The Thomas Hobbes Project

1588-1679

Thomas Hobbes

THE PROJECT: To provide political theory without depending upon Church authority.

Before we go into the highlights of Hobbes' thought, we need to understand the ground rules. Like Descartes' before him, Hobbes assumes that all truths are either self-evident or are built from those self-evident truths (this model of axioms and deduction is often referred to as the "Geometric Model"). Also, Hobbes assumes that all ideas arise mechanically from the senses. This is important because Locke and Hume will run with this and go places with empiricism that Hobbes does not want to go with it -- like Heaven. Finally, it is vital that we understand that this is the philosopher from which Bill Watterson took the name for Calvin's tiger in the "Calvin and Hobbes" comic strip.

The particular work we read for class was called, in short, Leviathan.

On Politics

Hobbes has a certain idea of what man is like in the State of Nature -- the political existence that precedes any government or social contracts. He believes that man would be engaged in a constant state of war as a result of: 1) There's a limited number of stuff for everyone, and 2) Everyone has equal ability to fight for and defend their stuff. Every individual is against every other individual. Hobbes claims that, in such a State, there can be no justice or injustice (or morality and immorality, for that matter), because nobody has established any rules or standards. The English were duly repulsed by the thought that they were, in their natural state, savages and that a situation could exist where there was no way to determine injustice. Hobbes loses a lot of friends on this one.

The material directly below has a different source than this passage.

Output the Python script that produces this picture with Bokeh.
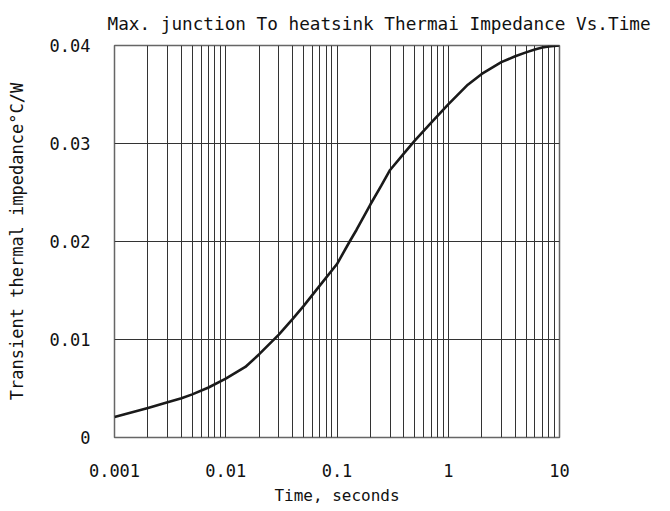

To moderate the State of Nature, enter the Laws of Nature. Note that Hobbes, being an empiricist, does not believe these laws are formulated by Reason. They are suggested by Reason based on observation of the current situation. Let's face it -- everyone trying to kill everyone else just isn't going to work in the long run. So, Reason suggests what he calls Articles of Peace. He comes up with seven laws of Nature, the first two being the driving forces behind the state:

  1. By all means seek Peace.
  2. Where Peace isn't available, defend yourself

In order to enact Peace, Hobbes believes you must have two things. First, a group of people must enter into a covenant / contract with each other, voluntarily. Second, there must be a power who can enforce the contract and can provide a punishment that is worse than not being able to kill your neighbors and take their stuff. When these two things are present, then society can make judgment calls on justice and injustice, because now there are rules to violate and a person to spank you if you do.

On Rationality

This is perhaps the most radical element in Hobbes. Up to this point, after Aquinas, the commonly held view was that rationality meant using right reason to decide what your ends (goals) should be, then using right reason to determine the best means to achieve those ends. Hobbes drops a firecracker in the ant hill by suggesting that there's no such thing as irrational ends; rationality is choosing the appropriate means to accomplish your ends whatever those ends might be. The dispute about whether ends can be irrational continues.